Cafes & Restaurants
Date Published


Peking Cafe
Chinese cafés and cookery have played a role in Australian history since the Gold Rush era. While John Ahloo's establishment on the Ballarat goldfield is most well known thanks to a famous illustration it was in urban areas that the first Chinese "cook shops" became established. At first intended for the local Chinese community, others in the local community soon frequented these places. By the end of the 19th century Sydney and Melbourne had Chinese cafes that served both Chinese and "western" meals. By the early 20th century these establishments began to go up market and Chinese restaurants such as the Pekin Cafe in both Sydney and Melbourne served "chop suey", a style of dish copied from the United States.

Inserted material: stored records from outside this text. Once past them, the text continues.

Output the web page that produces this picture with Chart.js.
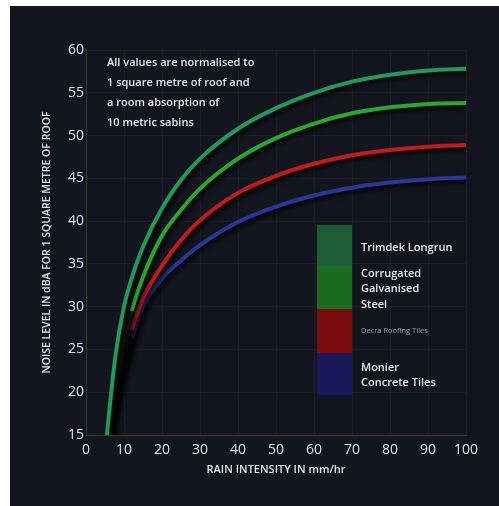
<!DOCTYPE html>
<html>
<head>
<meta charset="utf-8">
<script src="https://cdn.jsdelivr.net/npm/chart.js@4/dist/chart.umd.min.js"></script>
<style>
  html, body { margin: 0; padding: 0; background: #fff; }
  #wrap { width: 499px; height: 506px; }
</style>
</head>
<body>
<div id="wrap"><canvas id="noise" width="499" height="506"></canvas></div>
<script>
// rain intensity in mm/hr
const intensity = [5.5, 7, 8, 10, 12, 15, 20, 25, 30, 40, 50, 60, 70, 80, 90, 100];

// noise level dBA per roof type
const trimdek    = [15, 21.5, 25, 30, 33.3, 37, 41.5, 44.8, 47.3, 50.8, 53.2, 55, 56.3, 57.1, 57.6, 57.8];
const corrugated = [13.5, 18.5, 21.5, 26, 29.5, 33.5, 38.3, 41.3, 43.8, 47.3, 49.7, 51.4, 52.6, 53.3, 53.7, 53.8];
const decra      = [13, 17.5, 20.5, 24.3, 27.3, 31, 34.8, 37.8, 40.1, 43.3, 45.3, 46.7, 47.7, 48.3, 48.7, 48.9];
const monier     = [13, 17, 19.5, 23, 26.3, 30, 33.3, 35.4, 37.2, 39.9, 41.7, 43, 43.9, 44.5, 44.9, 45.1];

const xTicks = [0, 10, 20, 30, 40, 50, 60, 70, 80, 90, 100];
const yTicks = [15, 20, 25, 30, 35, 40, 45, 50, 55, 60];

const note = [
  'All values are normalised to',
  '1 square metre of roof and',
  'a room absorption of',
  '10 metric sabins'
];

const pts = vals => intensity.map((x, i) => ({ x: x, y: vals[i] }));

// darken the low end of a curve where it sits in the shadow
const shaded = (col, dark, below) => ({
  borderColor: ctx => (ctx.p1.parsed.y < below ? dark : col)
});

const series = [
  { label: ['Trimdek Longrun'], data: pts(trimdek), borderColor: '#1f9a5c', box: '#1d5c34', shift: 2.5 },
  { label: ['Corrugated', 'Galvanised', 'Steel'], data: pts(corrugated), borderColor: '#2aa82c',
    segment: shaded('#2aa82c', '#0c1a0e', 30.5), box: '#1b6c1f', shift: 1.5 },
  { label: ['Decra Roofing Tiles'], data: pts(decra), borderColor: '#c51a1c',
    segment: shaded('#c51a1c', '#1c0c0e', 29.5), box: '#7c0b0d', small: true, shift: 0 },
  { label: ['Monier', 'Concrete Tiles'], data: pts(monier), borderColor: '#2b3796',
    segment: shaded('#2b3796', '#0c0e1c', 30), box: '#17195a', shift: 1.5 }
];

const panel = {
  id: 'panel',
  beforeDraw(chart) {
    const c = chart.ctx;
    c.save();
    c.fillStyle = '#ffffff';
    c.fillRect(0, 0, chart.width, chart.height);
    c.fillStyle = '#13161e';
    c.fillRect(10, 6, chart.width - 10, chart.height - 6);
    c.restore();
  },
  beforeDatasetDraw(chart) {
    const c = chart.ctx;
    c.save();
    c.shadowColor = 'rgba(0,0,0,0.95)';
    c.shadowBlur = 5;
    c.shadowOffsetX = 3;
    c.shadowOffsetY = 3;
  },
  afterDatasetDraw(chart) {
    chart.ctx.restore();
  },
  afterDraw(chart) {
    const c = chart.ctx;
    c.save();
    c.textBaseline = 'middle';
    c.fillStyle = '#e6e6ee';
    c.font = '600 11px "Open Sans"';
    note.forEach((t, i) => c.fillText(t, 107, 63 + i * 20));

    // legend blocks
    const top = [225, 266, 309, 353];
    const bottom = [266, 309, 353, 395];
    series.forEach((s, i) => {
      c.fillStyle = s.box;
      c.fillRect(317, top[i], 35, bottom[i] - top[i]);
      const mid = (top[i] + bottom[i]) / 2 + s.shift;
      if (s.small) {
        c.fillStyle = '#9a9aa4';
        c.font = '7.5px "Open Sans"';
      } else {
        c.fillStyle = '#e6e6ee';
        c.font = '600 11px "Open Sans"';
      }
      const lh = 15.5;
      s.label.forEach((t, k) => {
        c.fillText(t, 361, mid + (k - (s.label.length - 1) / 2) * lh);
      });
    });
    c.restore();
  }
};

new Chart(document.getElementById('noise'), {
  type: 'line',
  data: {
    datasets: series.map(s => ({
      label: s.label.join(' '),
      data: s.data,
      borderColor: s.borderColor,
      segment: s.segment,
      borderWidth: 4,
      pointRadius: 0,
      cubicInterpolationMode: 'monotone',
      fill: false
    }))
  },
  options: {
    responsive: false,
    animation: false,
    layout: { padding: { top: 50, right: 33, left: 0, bottom: 0 } },
    plugins: { legend: { display: false }, tooltip: { enabled: false } },
    scales: {
      x: {
        type: 'linear',
        min: 0,
        max: 100,
        afterBuildTicks: axis => { axis.ticks = xTicks.map(v => ({ value: v })); },
        afterFit: axis => { axis.height = 71; },
        ticks: { color: '#e2e2ea', font: { family: 'Open Sans', size: 14 }, padding: 7, maxRotation: 0 },
        grid: { color: 'rgba(255,255,255,0.035)', drawTicks: false },
        border: { color: 'rgba(110,80,50,0.45)' },
        title: {
          display: true,
          text: 'RAIN INTENSITY IN mm/hr',
          color: '#e2e2ea',
          font: { family: 'Open Sans', size: 11, weight: '600' },
          padding: { top: 30, bottom: 30 }
        }
      },
      y: {
        min: 15,
        max: 60,
        afterBuildTicks: axis => { axis.ticks = yTicks.map(v => ({ value: v })); },
        afterFit: axis => { axis.width = 86; },
        ticks: { color: '#e2e2ea', font: { family: 'Open Sans', size: 14 }, padding: 2 },
        grid: { color: 'rgba(255,255,255,0.035)', drawTicks: false },
        border: { color: 'rgba(110,80,50,0.45)' },
        title: {
          display: true,
          text: 'NOISE LEVEL IN dBA FOR 1 SQUARE METRE OF ROOF',
          color: '#e2e2ea',
          font: { family: 'Open Sans', size: 10.5, weight: '600' },
          padding: { top: 41, bottom: 41 }
        }
      }
    }
  },
  plugins: [panel]
});
</script>
</body>
</html>
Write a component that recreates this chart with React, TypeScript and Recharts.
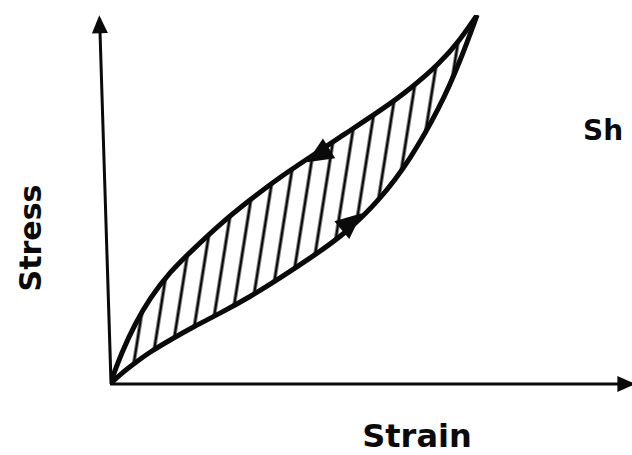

While Chinese restaurants were mainly established in urban centres during the late nineteenth and early twentieth centuries—serving both the Chinese community and a broad urban clientele—they later spread into rural. In the post–World War II years, Chinese cafés began appearing across country towns. Australia’s continued enforcement of the White Australia policy prevented refugees fleeing mainland China for Hong Kong from formally entering the country. However, many in Hong Kong maintained long standing family and business connections with Australia. Using these networks, they were able to migrate not as refugees but as workers in cafés and other “Chinese occupations,” exploiting one of the few loopholes that the policy permitted.
Even after the decline of the White Australia policy many migrants of Chinese heritage from Malaysia, Singapore and Hong Kong found that preparing and selling a variation on their family cuisine was a way to survive. In this they did not differ from many post-war migrant communities that also established cafes and restaurants. Though "Chinese Australian meals" continued to dominate in rural towns.